By Chris Fuchs
More than 200 demonstrators, mostly Asian-Americans from Flushing, protested outside a waste transfer station being built in Willets Point, one of two such facilities in Queens that will temporarily store trash before it is sent to out-of-state landfills.
With the city’s only remaining landfill, Fresh Kills in Staten Island, to stop accepting garbage by April 1, the transfer station in Willets Point will serve as a layover storehouse for 1,000 tons of the borough’s refuse each day. But the protesters say it will further snarl traffic in an already congested downtown Flushing, pollute the district and drive down the property value of real-estate in an area that is pulsating commercially.
“We are against it,” said Frank Fan, the chairman of a newly formed environmental group, the Flushing Reclamation Environmental Committee, and one of the organizers of the protest. “We are here today to show how angry the community is.”
In issuing the permit to the company that will operate the Willets Point station, Tully Environmental, the state Department of Environmental Conservation concluded in a 25-page study that the facility would have no adverse effect on the surrounding environment, a finding that the protesters and some elected officials took issue with.
Kathy Dawkins, a spokeswoman for the city Department of Sanitation, said the station would only collect waste from other city agencies, such as the Parks Department.

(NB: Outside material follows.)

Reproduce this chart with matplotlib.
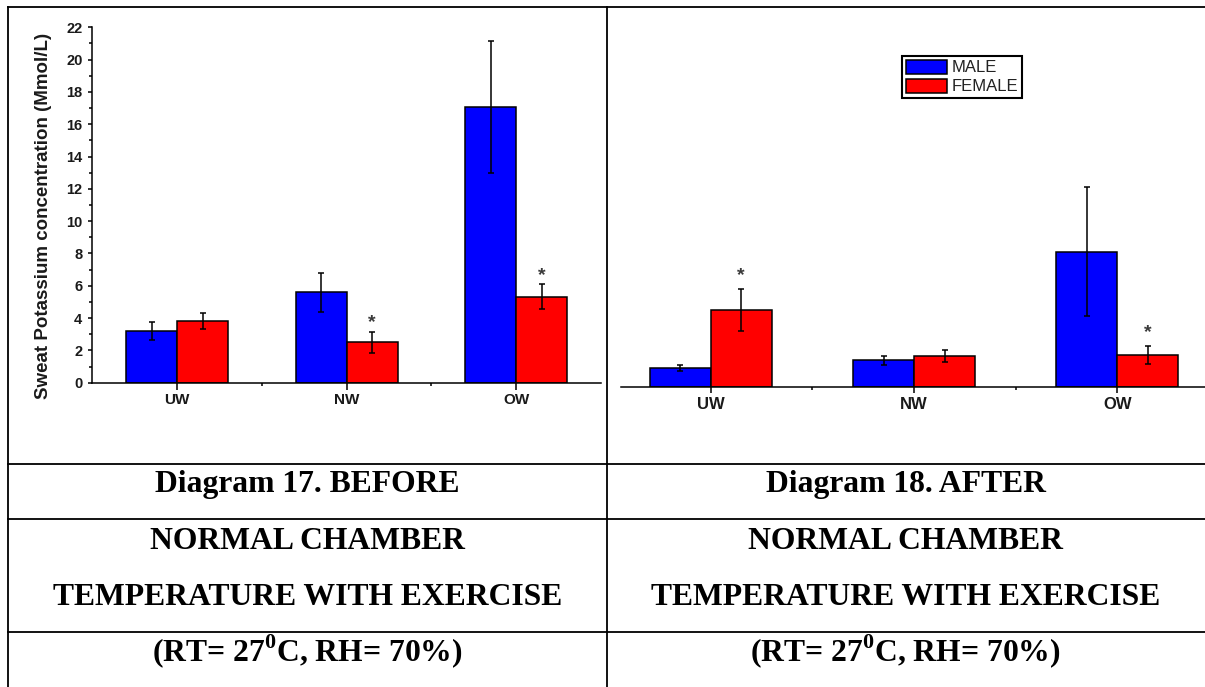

A permit issued by both the Sanitation Department and the Department of Environmental Conservation allows the transfer facility to store 1,000 tons of trash each day.
Tully Environmental did not return calls seeking comment.
In an interview before the protest, Fan said the group has hired an attorney and was considering whether to file a lawsuit against either the city or the state to halt construction of the transfer station, a 1.7-acre facility being built at 34th Avenue and Willets Point Boulevard across from Shea Stadium. The construction is expected to be finished in late March or early April.
The two-hour demonstration grew geometrically during the first 60 minutes, then petered out around 3:15 p.m. as the protesters left. Police officers fenced off the demonstrators on a sidewalk across from the construction, although the crowd often spilled into the street.
A skinny — and muddy — 34th Avenue was gingerly negotiated by vans dropping off demonstrators, many of them elderly, as payloaders from Tully lumbered down the street. Some of the demonstrators wore white surgical masks; others held placards denouncing the station. Some did both. An ebullient man in a suit with a bullhorn rallied the protesters, shouting, “No garbage, no pollution.”
The Feb. 28 protest came nearly two weeks after more than a dozen Flushing businessmen and residents spoke at a Community Board 7 meeting in Flushing, accusing the board of lethargy in notifying the community about the proposed station.
As part of a broader plan introduced by the city and state in 1996, the two stations being built in Queens are among six scattered throughout the city, furnishing each borough with a place to store its trash before it is hauled out of state, either by barge or by train. The closing of Fresh Kills is expected to cost the city $900 million this year, according to the Independent Budget Office.
Queens was the last borough to be phased into the plan. Although in recent weeks much has been said about the Willets Point station, little in the way of opposition has been voiced about the one in Blissville.
Community Board 7 in Flushing received a letter from the city Sanitation Department dated March 8, 1999, asking for reasons why the station should not be built. Fan, however, said the board never sought feedback from Flushing residents.
“Whenever we get an application for anything, we reach out to the civic association in that area,” said Marilyn Bitterman, the district manager of Community Board 7. “There is no civic association in the Willets Point area.” Bitterman said the community board responded to the letter, saying it was against the construction of the transfer station.
Since the last community board meeting, the imminent c
ompletion of the transfer station has galvanized members of the Asian-American community — many of whom own businesses and live in downtown Flushing — as well as elected officials and candidates running for various city offices.
“It’s very easy to sit up in Albany and say, ‘That’s the place,’” said Carol Gresser, a candidate for Queens borough president, who attended the protest.
In January, Queens Borough President Claire Shulman filed papers to have Willets Point declared an “urban renewal area,” a designation that would empower the city to change the zoning from heavy-industry to manufacturing. Shulman has said she supports developing Willets Point, perhaps into a stadium, a convention center or an office building.